MethodInstance for train(::Base.var"#86#87"{var"#1#2"}, ::Tuple{Int64})
  from train(loss, data) in Main at /home/brianc/projects/juliamwes/fluxstuff/1206.jl:8
Arguments
  #self#::Core.Const(train)
  loss::Core.Const(Base.var"#86#87"{var"#1#2"}(var"#1#2"()))
  data::Tuple{Int64}
Locals
  @_4::Int64
  back::ZYGOTE.VAR"#56#57"
Body::Nothing
1 ─ %1 = Main.pullback(loss, data)::TUPLE{ANY, ZYGOTE.VAR"#56#57"}
│   %2 = Base.indexed_iterate(%1, 1)::Core.PartialStruct(Tuple{Any, Int64}, Any[Any, Core.Const(2)])
│        Core.getfield(%2, 1)
│        (@_4 = Core.getfield(%2, 2))
│   %5 = Base.indexed_iterate(%1, 2, @_4::Core.Const(2))::Core.PartialStruct(Tuple{Zygote.var"#56#57", Int64}, Any[Zygote.var"#56#57", Core.Const(3)])
│        (back = Core.getfield(%5, 1))
│        (back)(1)
└──      return nothing

Loss 2:

MethodInstance for train(::Base.var"#86#87"{var"#3#4"}, ::Tuple{Int64})
  from train(loss, data) in Main at /home/brianc/projects/juliamwes/fluxstuff/1206.jl:8
Arguments
  #self#::Core.Const(train)
  loss::Core.Const(Base.var"#86#87"{var"#3#4"}(var"#3#4"()))
  data::Tuple{Int64}
Locals
  @_4::Int64
  back::Zygote.var"#56#57"{typeof(∂(#86))}
Body::Nothing
1 ─ %1 = Main.pullback(loss, data)::Tuple{Float64, Zygote.var"#56#57"{typeof(∂(#86))}}
│   %2 = Base.indexed_iterate(%1, 1)::Core.PartialStruct(Tuple{Float64, Int64}, Any[Float64, Core.Const(2)])
│        Core.getfield(%2, 1)
│        (@_4 = Core.getfield(%2, 2))
│   %5 = Base.indexed_iterate(%1, 2, @_4::Core.Const(2))::Core.PartialStruct(Tuple{Zygote.var"#56#57"{typeof(∂(#86))}, Int64}, Any[Zygote.var"#56#57"{typeof(∂(#86))}, Core.Const(3)])
│        (back = Core.getfield(%5, 1))
│        (back)(1)
└──      return nothing

I can confirm the difference in generated code is even larger once we get down to typed IR or native.

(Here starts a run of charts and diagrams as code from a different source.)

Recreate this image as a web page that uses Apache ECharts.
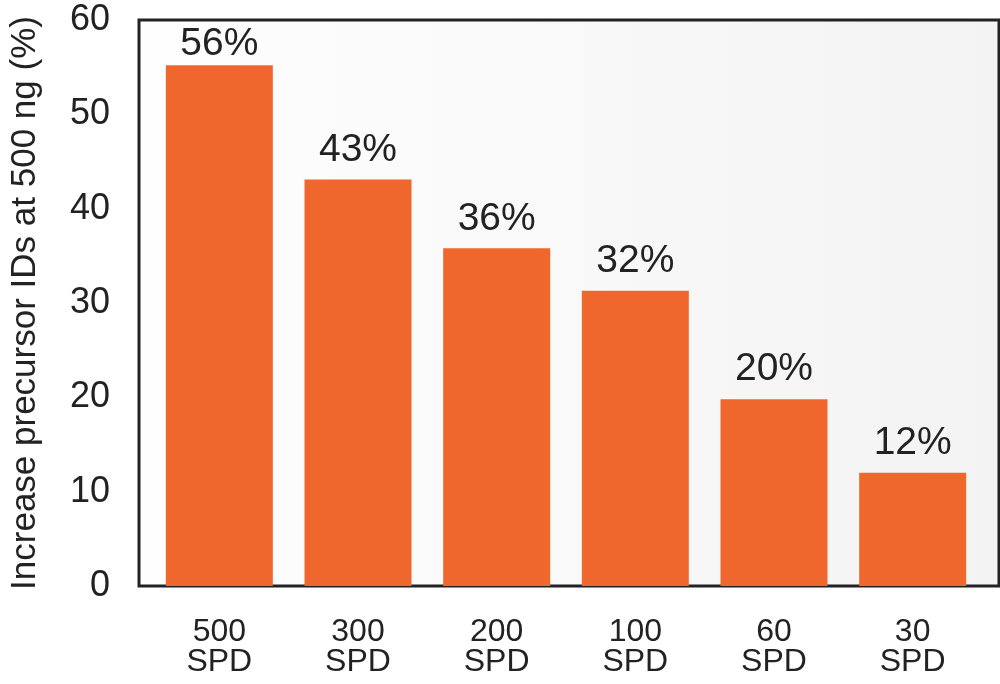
<!DOCTYPE html>
<html>
<head>
<meta charset="utf-8">
<script src="https://cdn.jsdelivr.net/npm/echarts@6/dist/echarts.min.js"></script>
<style>
html,body{margin:0;padding:0;background:#fff;}
#chart{width:1000px;height:684px;}
</style>
</head>
<body>
<div id="chart"></div>
<script>
var categories = ['500\nSPD', '300\nSPD', '200\nSPD', '100\nSPD', '60\nSPD', '30\nSPD'];
var values = [55.2, 43.1, 35.8, 31.3, 19.8, 12.0];
var valueLabels = ['56%', '43%', '36%', '32%', '20%', '12%'];
var yTicks = [0, 10, 20, 30, 40, 50, 60];
var yTitle = 'Increase precursor IDs at 500 ng (%)';

var FONT = "'Liberation Sans', Arial, Helvetica, sans-serif";
var TXT = '#222222';

// the tallest bar's label sits closer to its bar (clamped by the frame top in the original)
var barData = values.map(function (v, i) {
  return i === 0 ? {value: v, label: {distance: 2}} : v;
});

var chart = echarts.init(document.getElementById('chart'), null, {renderer: 'canvas'});
chart.setOption({
  backgroundColor: '#ffffff',
  animation: false,
  grid: [
    {
      left: 131, right: 1, top: 20, bottom: 98,
      show: true, borderColor: '#222222', borderWidth: 3,
      backgroundColor: new echarts.graphic.LinearGradient(0, 0, 1, 0, [
        {offset: 0, color: '#fefefe'},
        {offset: 1, color: '#f3f3f3'}
      ]),
      z: 0
    },
    {left: 150, right: 18, top: 20, bottom: 98}
  ],
  xAxis: [
    {gridIndex: 0, type: 'value', show: false, min: 0, max: 1},
    {
      gridIndex: 1, type: 'category', data: categories,
      axisLine: {show: false}, axisTick: {show: false}, splitLine: {show: false},
      axisLabel: {
        color: TXT, fontFamily: FONT, fontSize: 32, lineHeight: 30, margin: 31,
        interval: 0
      }
    }
  ],
  yAxis: [
    {
      gridIndex: 0, type: 'value', min: yTicks[0], max: yTicks[yTicks.length - 1], interval: 10,
      axisLine: {show: false}, axisTick: {show: false}, splitLine: {show: false},
      axisLabel: {color: TXT, fontFamily: FONT, fontSize: 36, margin: 29},
      name: yTitle, nameLocation: 'middle', nameRotate: 90, nameGap: 96,
      nameTextStyle: {color: TXT, fontFamily: FONT, fontSize: 35}
    },
    {
      gridIndex: 1, type: 'value', min: yTicks[0], max: yTicks[yTicks.length - 1], interval: 10,
      show: false
    }
  ],
  series: [{
    type: 'bar',
    xAxisIndex: 1, yAxisIndex: 1,
    data: barData,
    barWidth: 107,
    itemStyle: {color: '#F0672E'},
    label: {
      show: true, position: 'top', distance: 10,
      color: TXT, fontFamily: FONT, fontSize: 39,
      formatter: function (p) { return valueLabels[p.dataIndex]; }
    },
    z: 3
  }]
});
</script>
</body>
</html>
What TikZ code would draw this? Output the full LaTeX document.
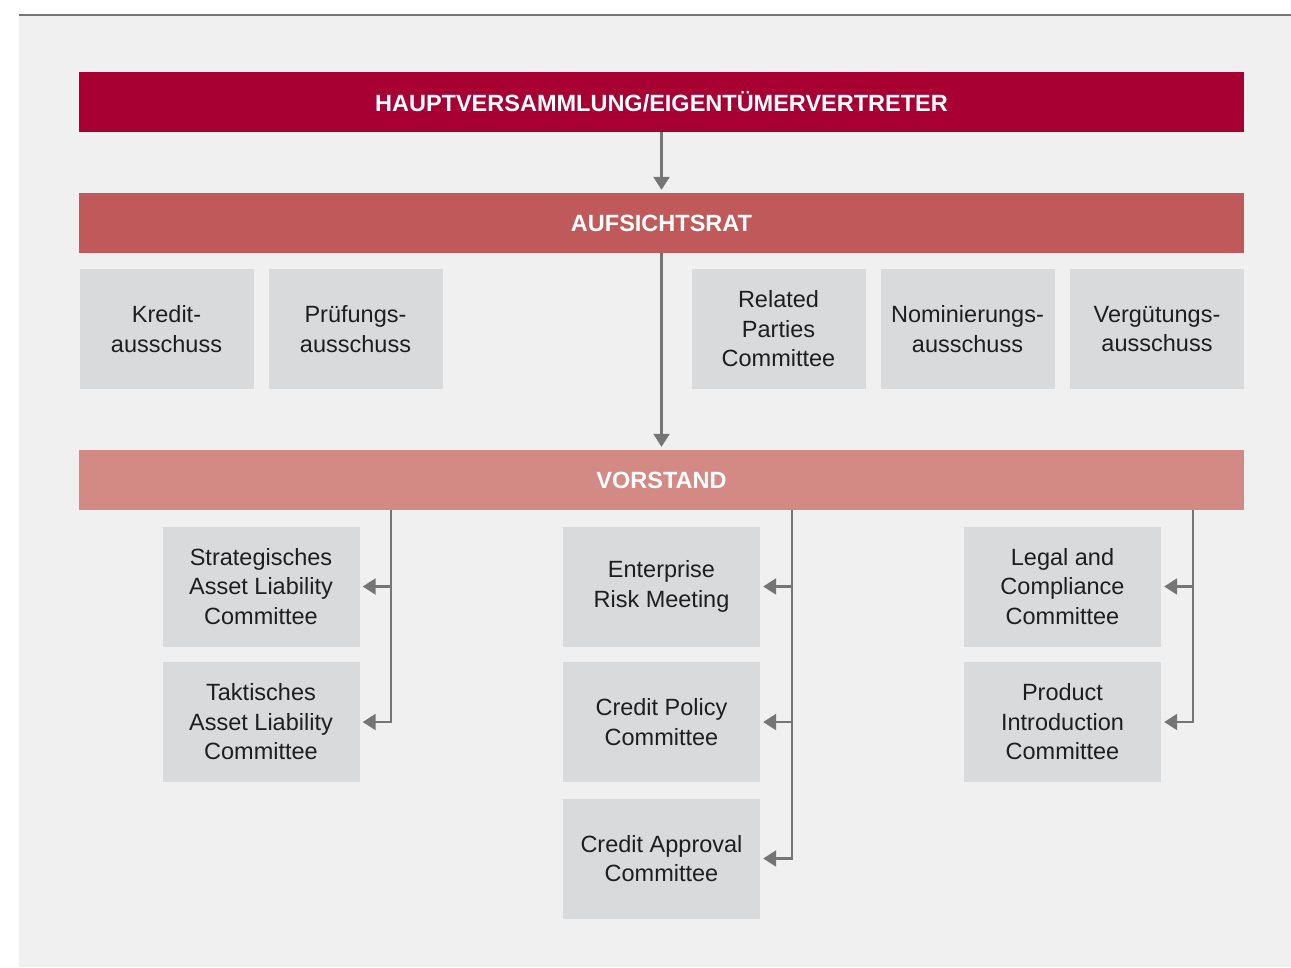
\documentclass[tikz,border=0pt]{standalone}
\usepackage{fontspec}
\setmainfont{Liberation Sans}
\usetikzlibrary{arrows.meta}
\definecolor{bgc}{HTML}{F0F0F0}
\definecolor{topc}{HTML}{A80032}
\definecolor{arc}{HTML}{C05A5A}
\definecolor{vsc}{HTML}{D38A84}
\definecolor{boxc}{HTML}{D9DADB}
\definecolor{linec}{HTML}{757575}
\definecolor{txtc}{HTML}{1E1E1E}
\tikzset{
  bar/.style={fill=#1, inner sep=0pt, minimum width=1165pt, minimum height=60pt,
    text=white, font=\fontsize{23.5pt}{29pt}\selectfont\bfseries},
  cbox/.style={fill=boxc, inner sep=0pt, minimum width=174pt, minimum height=120pt,
    align=center, text=txtc, font=\fontsize{23.5pt}{29.5pt}\selectfont},
  lbox/.style={fill=boxc, inner sep=0pt, minimum width=197pt, minimum height=120pt,
    align=center, text=txtc, font=\fontsize{23.5pt}{29.5pt}\selectfont},
  conn/.style={draw=linec, line width=2.5pt, -{Triangle[length=13pt,width=16pt]}, shorten >=3pt},
}
\begin{document}
\begin{tikzpicture}[x=1pt,y=-1pt]
\useasboundingbox (0,0) rectangle (1291,967);
\fill[bgc] (19,16) rectangle (1291,967);
\draw[linec, line width=2.5pt] (19,15) -- (1291,15);

\node[bar=topc] (hv) at (661.5,102) {HAUPTVERSAMMLUNG/EIGENTÜMERVERTRETER};
\node[bar=arc] (ar) at (661.5,223) {AUFSICHTSRAT};
\node[bar=vsc] (vs) at (661.5,480) {VORSTAND};

\node[cbox] (kr) at (166.5,329) {Kredit-\\ausschuss};
\node[cbox] (pr) at (355.5,329) {Prüfungs-\\ausschuss};
\node[cbox] (rp) at (778.5,329) {Related\\Parties\\Committee};
\node[cbox] (no) at (967.5,329) {Nominierungs-\\ausschuss};
\node[cbox] (ve) at (1157,329) {Vergütungs-\\ausschuss};

\node[lbox] (sal) at (261,586.5) {Strategisches\\Asset Liability\\Committee};
\node[lbox] (tal) at (261,722) {Taktisches\\Asset Liability\\Committee};
\node[lbox] (erm) at (661.5,586.5) {Enterprise\\Risk Meeting};
\node[lbox] (cpc) at (661.5,722) {Credit Policy\\Committee};
\node[lbox] (cac) at (661.5,858.5) {Credit Approval\\Committee};
\node[lbox] (lcc) at (1062.5,586.5) {Legal and\\Compliance\\Committee};
\node[lbox] (pic) at (1062.5,722) {Product\\Introduction\\Committee};

\draw[conn] (hv.south) -- (ar.north);
\draw[conn] (ar.south) -- (vs.north);

\coordinate (b1) at (391,510);
\coordinate (b2) at (792,510);
\coordinate (b3) at (1193,510);
\draw[conn] (b1) |- (sal.east);
\draw[conn] (b1) |- (tal.east);
\draw[conn] (b2) |- (erm.east);
\draw[conn] (b2) |- (cpc.east);
\draw[conn] (b2) |- (cac.east);
\draw[conn] (b3) |- (lcc.east);
\draw[conn] (b3) |- (pic.east);
\end{tikzpicture}
\end{document}
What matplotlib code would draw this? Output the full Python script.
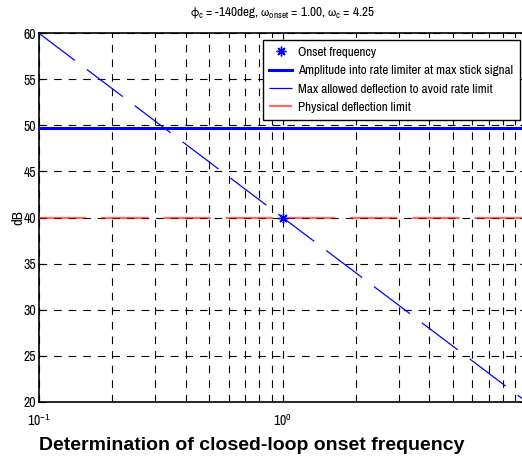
import numpy as np
import matplotlib
matplotlib.use("Agg")
import matplotlib.pyplot as plt
import matplotlib as mpl
from matplotlib import font_manager
from matplotlib.ticker import FixedLocator, FuncFormatter

# condensed face for axis text, plain Liberation Sans if none is around
_names = {f.name for f in font_manager.fontManager.ttflist}
narrow = next((n for n in ['Arial Narrow', 'Liberation Sans Narrow', 'Archivo Narrow']
               if n in _names), None)
if narrow is None:
    narrow, fscale = 'Liberation Sans', 0.82
else:
    fscale = 1.0

mpl.rcParams['font.family'] = [narrow, 'Liberation Sans', 'DejaVu Sans']
mpl.rcParams['mathtext.fontset'] = 'custom'
mpl.rcParams['mathtext.rm'] = narrow
mpl.rcParams['mathtext.it'] = narrow
mpl.rcParams['mathtext.bf'] = narrow + ':bold'
mpl.rcParams['mathtext.fallback'] = 'stixsans'   # greek letters
mpl.rcParams['lines.scale_dashes'] = False
mpl.rcParams['axes.linewidth'] = 1.2

# onset / crossover numbers
phi_c = -140
w_onset = 1.00
w_c = 4.25

# frequency grid (rad/s) and max allowed deflection curve (dB)
w = np.array([0.1, 10.0])
max_defl_db = np.array([60.0, 20.0])

amp_stick_db = 49.7      # amplitude into rate limiter at max stick
phys_limit_db = 40.0     # physical deflection limit
onset_db = 40.0

yticks = [20, 25, 30, 35, 40, 45, 50, 55, 60]

fig = plt.figure(figsize=(5.22, 4.63), dpi=100)
ax = fig.add_axes([39/522, 61.3/463, 487.3/522, 368.4/463])
ax.set_xscale('log')

# grid first so the data sits on top of it
ax.grid(True, which='both', axis='x', color='k', lw=0.8, ls=(0, (5.5, 5)))
ax.grid(True, which='major', axis='y', color='k', lw=0.8, ls=(0, (5.5, 5)))
ax.set_axisbelow(True)

ax.plot(w_onset, onset_db, ls='none', marker=(8, 2, 0), ms=7, mew=1, color='b',
        label='Onset frequency', zorder=5)
ax.axhline(amp_stick_db, color='b', lw=2.2,
           label='Amplitude into rate limiter at max stick signal', zorder=3)
ax.plot(w, max_defl_db, color='b', lw=0.9, ls=(0, (32.4, 10.8)),
        label='Max allowed deflection to avoid rate limit', zorder=4)
ax.axhline(phys_limit_db, color='r', lw=1.6, alpha=0.6, ls=(0, (34, 10.8)),
           label='Physical deflection limit', zorder=3)

ax.set_xlim(0.1, 10)
ax.set_ylim(20, 60)
ax.set_yticks(yticks)
ax.xaxis.set_major_locator(FixedLocator([0.1, 1, 10]))
# 10^1 sits past the right edge, leave it unlabelled
ax.xaxis.set_major_formatter(FuncFormatter(
    lambda v, p: r'$10^{%d}$' % round(np.log10(v)) if v < 5 else ''))
ax.tick_params(which='both', direction='in', top=True, right=True, labelsize=10*fscale)
ax.tick_params(which='major', length=4)
ax.tick_params(which='minor', length=2.5)
ax.tick_params(axis='x', pad=8)
ax.tick_params(axis='y', pad=2)
ax.set_ylabel('dB', fontsize=10.5*fscale, labelpad=-1)

ax.set_title(r'$\mathrm{\phi}_\mathrm{c}$ = %ddeg, $\mathrm{\omega}_\mathrm{onset}$ = %.2f, '
             r'$\mathrm{\omega}_\mathrm{c}$ = %.2f' % (phi_c, w_onset, w_c),
             fontsize=9.5*fscale, pad=12)

leg = ax.legend(loc='upper right', bbox_to_anchor=(520/522, 1 - 40/463),
                bbox_transform=fig.transFigure, borderaxespad=0, fontsize=9.4*fscale,
                fancybox=False, framealpha=1, edgecolor='k', handlelength=1.75,
                handletextpad=0.46, labelspacing=0.55, borderpad=0.52)
leg.get_frame().set_linewidth(1.0)

fig.text(252/522, 1 - 446/463, 'Determination of closed-loop onset frequency',
         family='Liberation Sans', fontsize=14, fontweight='bold', ha='center', va='center')

fig.savefig('out.png', dpi=100)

Note that the relative order of setup1 and setup2 does not appear to matter anywhere, just that they are distinct functions.

Edit: updated with an example that just uses scalar params. I'm not sure why some types are uppercased with this approach, maybe something to do with instability?

ToucheSir commented 2 years ago

One more observation: adding a line gradient(x -> exp.(x...), (1.0,)) before the calls to train eliminates any allocation overhead on either of the subsequent calls. Now I'm not entirely clear how inference works with nested anonymous functions, but I would assume x -> exp.(x...) is not treated identically to y -> (x -> exp.(x))(y...). And yet running one before the other seems to help, at the cost of "poisoning" the first function.

ancapdev commented 2 years ago

@ToucheSir thanks for looking into this and simplifying the reproducible. It seems pretty low level and hairy. Do you have any ideas for next steps or who may be better placed to get to the bottom of this?

ToucheSir commented 2 years ago

You could try raising this for Base Julia, but they may want a Zygote-free MWE. One idea for getting around that would be extracting the CodeInfo Zygote generates and either a) splicing it into a new function or b) writing function(s) that reproduce it.

Another lead that came up on Slack was that nested generated functions may be a culprit. Creating a MWE that roughly matches what Zygote does (not semantically, just structurally) could be simpler.